The governor’s office has indicated that it intends to step up next year—but as a reaction to what it lambasted as the mayor’s failure to handle the issue.

“It’s clear that the mayor can’t manage the homeless crisis and the state does intend to step in with both management expertise and resources,” Cuomo spokeswoman Dani Lever told reporters last Friday, adding that the governor would outline a new strategy in his State of the State address in January 2016.

Ms. Lever referred the Observer to that statement when asked to weigh in today. Her comment followed remarks Mr. Cuomo made on Tuesday, when he argued—contrary to Mr. de Blasio—that funding was not the issue.

“Throwing money at the problem is not always the answer,” Mr. Cuomo said. “It’s understanding the problem and being smart enough to know how to manage the problem.”

Nonetheless, the governor’s press office gave the Observer updated numbers showing it had supplied the city with $906 million in rental subsidies and targeted homelessness services this year. Last week, it claimed that it had spent $825 million, and today attributed the discrepancy to oversight on the part of the press office.

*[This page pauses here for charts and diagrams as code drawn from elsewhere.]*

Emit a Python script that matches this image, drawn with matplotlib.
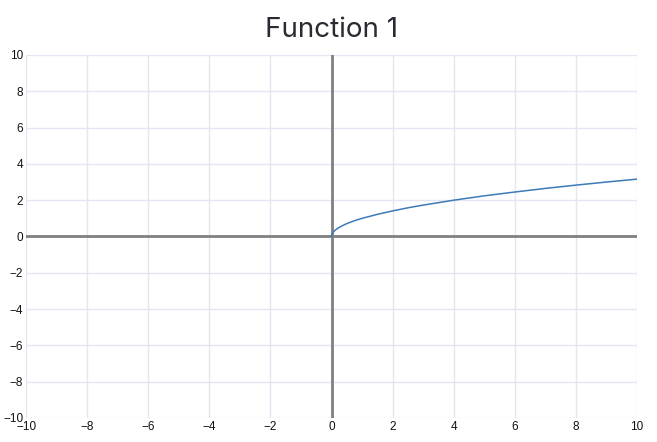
import matplotlib.pyplot as plt

# values
x_vals = [0, 0.02, 0.05, 0.1, 0.2, 0.35, 0.5, 0.75, 1, 1.5, 2, 2.5, 3, 4, 5, 6, 7, 8, 9, 10]
y_vals = [0, 0.14, 0.22, 0.32, 0.45, 0.59, 0.71, 0.87, 1.0, 1.22, 1.41, 1.58, 1.73,
          2.0, 2.24, 2.45, 2.65, 2.83, 3.0, 3.16]
ticks = [-10, -8, -6, -4, -2, 0, 2, 4, 6, 8, 10]
title = "Function 1"

fig = plt.figure(figsize=(6.57, 4.42), dpi=100)
ax = fig.add_axes([0.0396, 0.0543, 0.93, 0.8213])

ax.plot(x_vals, y_vals, color="#3d7ab8", linewidth=1.1, zorder=3)
ax.axhline(0, color="#808080", linewidth=2, zorder=2)
ax.axvline(0, color="#808080", linewidth=2, zorder=2)

ax.set_xlim(-10, 10)
ax.set_ylim(-10, 10)
ax.set_xticks(ticks)
ax.set_yticks(ticks)
ax.set_xticklabels([str(t).replace("-", "\u2212") for t in ticks])
ax.set_yticklabels([str(t).replace("-", "\u2212") for t in ticks])
ax.grid(True, color="#e6e6f2", linewidth=1)
ax.set_axisbelow(True)
for s in ax.spines.values():
    s.set_visible(False)
ax.tick_params(length=0, pad=2, labelsize=8.5, labelcolor="#111111")
for lbl in ax.get_xticklabels() + ax.get_yticklabels():
    lbl.set_fontfamily("Liberation Sans")

ax.set_title(title, fontsize=20, fontfamily="Inter", color="#2a2a33", pad=13)

fig.savefig("out.png", dpi=100)
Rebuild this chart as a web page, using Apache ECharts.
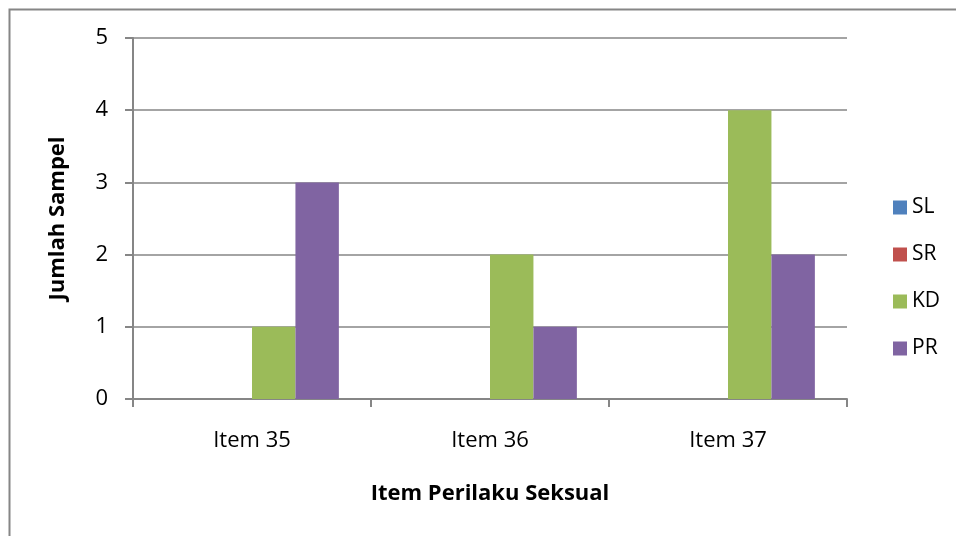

Mr. de Blasio and Mr. Cuomo squabbled for months about the possible creation of a fourth incarnation of the New York/New York initiative, a joint city-state program that provided housing and social services to thousands of homeless individuals. After the governor insisted that a new version of the program involve a smaller state contribution and a larger city expenditure, Mr. de Blasio announced he would be building 15,000 of the specialized apartments with no assistance from Albany.